COMEX silver rose 2.26 percent to $66.27 an ounce as of 21:00 ET on June 21, recovering from a 5.20 percent weekly decline as fading optimism over US-Iran peace negotiations revived safe-haven demand for precious metals.
"The formal signing of the Switzerland Peace Pact initially stripped safe-haven premiums from the precious metals complex, but the resulting decline in crude oil prices calmed inflation fears and supported a broader macro stabilization," according to a market analysis from FXStreet. "Lower energy prices paved the way for a more stable economic cycle."
The rebound comes after Qatar and Pakistan said in a joint statement that "encouraging progress" was made in a first round of high-level peace negotiations in Switzerland, though subsequent reports indicated the talks faced headwinds. The Islamabad Memorandum of Understanding had initiated a 60-day ceasefire between the US and Iran and reopened the Strait of Hormuz, but uncertainty over the permanence of the agreement has kept geopolitical risk premiums elevated. Gold also advanced, climbing as much as 1.6 percent to top $4,220 an ounce, according to Bloomberg data.

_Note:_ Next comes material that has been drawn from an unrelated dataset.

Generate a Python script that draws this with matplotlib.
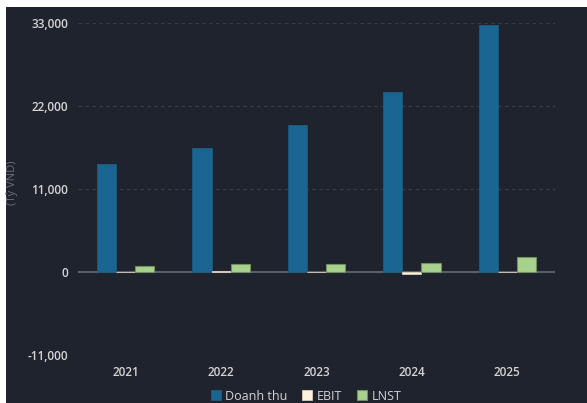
import numpy as np
import matplotlib.pyplot as plt
from matplotlib.patches import Rectangle
from matplotlib.ticker import FuncFormatter

# du lieu
nam = ['2021', '2022', '2023', '2024', '2025']
doanh_thu = [14300, 16500, 19500, 23900, 32800]
ebit = [40, 90, 20, -250, 20]
lnst = [750, 1030, 1030, 1200, 1930]
y_ticks = [-11000, 0, 11000, 22000, 33000]

bg = '#1f232d'
txt = '#d4d4d4'

plt.rcParams['font.family'] = ['Open Sans', 'DejaVu Sans']

fig = plt.figure(figsize=(5.87, 4.03), dpi=100)
fig.patch.set_facecolor('white')
# panel toi
fig.patches.append(Rectangle((6 / 587, 0), 1 - 6 / 587, 1 - 7 / 403,
                             transform=fig.transFigure, facecolor=bg,
                             edgecolor='none', zorder=-5))

ax = fig.add_axes([78 / 587, 48 / 403, (555 - 78) / 587, (355 - 23) / 403])
ax.set_facecolor(bg)

x = np.arange(len(nam))
w = 0.2
ax.bar(x - w, doanh_thu, w, color='#1b6593', edgecolor='#1f5a80', linewidth=0.6,
       label='Doanh thu', zorder=3)
ax.bar(x, ebit, w, color='#fdf3dc', edgecolor='#d8d0bc', linewidth=0.6,
       label='EBIT', zorder=3)
ax.bar(x + w, lnst, w, color='#a9d18e', edgecolor='#6f8f60', linewidth=0.8,
       label='LNST', zorder=3)

ax.set_xlim(-0.5, 4.5)
ax.set_ylim(-11000, 33000)
ax.set_yticks(y_ticks)
ax.yaxis.set_major_formatter(FuncFormatter(lambda v, p: f'{int(v):,}'))
ax.set_xticks(x)
ax.set_xticklabels(nam)

for v in y_ticks:
    if v == 0:
        ax.axhline(0, color='#5a5e66', linewidth=1.5, zorder=2)
    else:
        ax.axhline(v, color='#363b46', linewidth=0.9, linestyle=(0, (3, 2.5)), zorder=1)

for s in ax.spines.values():
    s.set_visible(False)
ax.tick_params(axis='both', length=0, colors=txt, labelsize=8.5)
ax.tick_params(axis='y', pad=7)
ax.tick_params(axis='x', pad=8)
for lb in ax.get_xticklabels() + ax.get_yticklabels():
    lb.set_fontweight('semibold')

fig.text(12 / 587, 1 - 183 / 403, '(Tỷ VND)', rotation=90, color='#6b6f78',
         fontsize=8, ha='center', va='center')

leg = fig.legend(*ax.get_legend_handles_labels(), loc='center',
                 bbox_to_anchor=(306 / 587, 1 - 396 / 403), ncol=3,
                 frameon=False, fontsize=9, handlelength=0.8, handleheight=0.8,
                 handletextpad=0.35, columnspacing=1.2, labelcolor=txt,
                 borderaxespad=0, borderpad=0)

fig.savefig('out.png', dpi=100, facecolor=fig.get_facecolor())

Silver's physical market fundamentals remain a key support. The metal is navigating its sixth consecutive year of structural supply deficit, with a projected shortfall of 46.3 million ounces adding to a cumulative drawdown of more than 760 million ounces since 2020, according to industry data. This systemic supply constraint continues to deplete above-ground stockpiles, making the physical market highly sensitive to any pickup in buying interest.
Supply Deficit Deepens as Industrial Demand Shifts
The structural deficit has been driven by sustained demand from high-growth industrial sectors including solar energy, electronics, and electric vehicles. However, solar photovoltaic manufacturers are actively reducing the silver intensity of solar cells, with silver consumption from that sector projected to fall 19 percent to 20 percent year-over-year, according to industry estimates. Physical premiums in China and other key Asian wholesale markets have also declined, removing an essential spot-market price floor.
On the macro front, the hawkish policy debut of newly appointed Federal Reserve Chair Kevin Warsh had propelled the US dollar and real Treasury yields to fresh yearly highs, applying downward pressure on non-yielding assets. The dollar's rally has since begun to stall, allowing silver to regain its footing.
Technical Levels in Focus
Silver's recovery follows a sharp correction that pushed the metal below its 200-day moving average for the first time since mid-2025. It now trades below its 20-day, 50-day, and 100-day moving averages, according to technical data. The relative strength index stands at 39.7, indicating neutral territory after the oversold bounce, while the MACD remains in sell territory at negative 0.48.
The metal's high-beta characteristic within the precious metals complex means any further deterioration in US-Iran diplomatic progress could accelerate safe-haven inflows, while a confirmed peace deal would likely strip the geopolitical premium and expose silver to renewed selling. The next catalyst is the continuation of implementation talks in Switzerland later this week.
This article is for informational purposes only and does not constitute investment advice.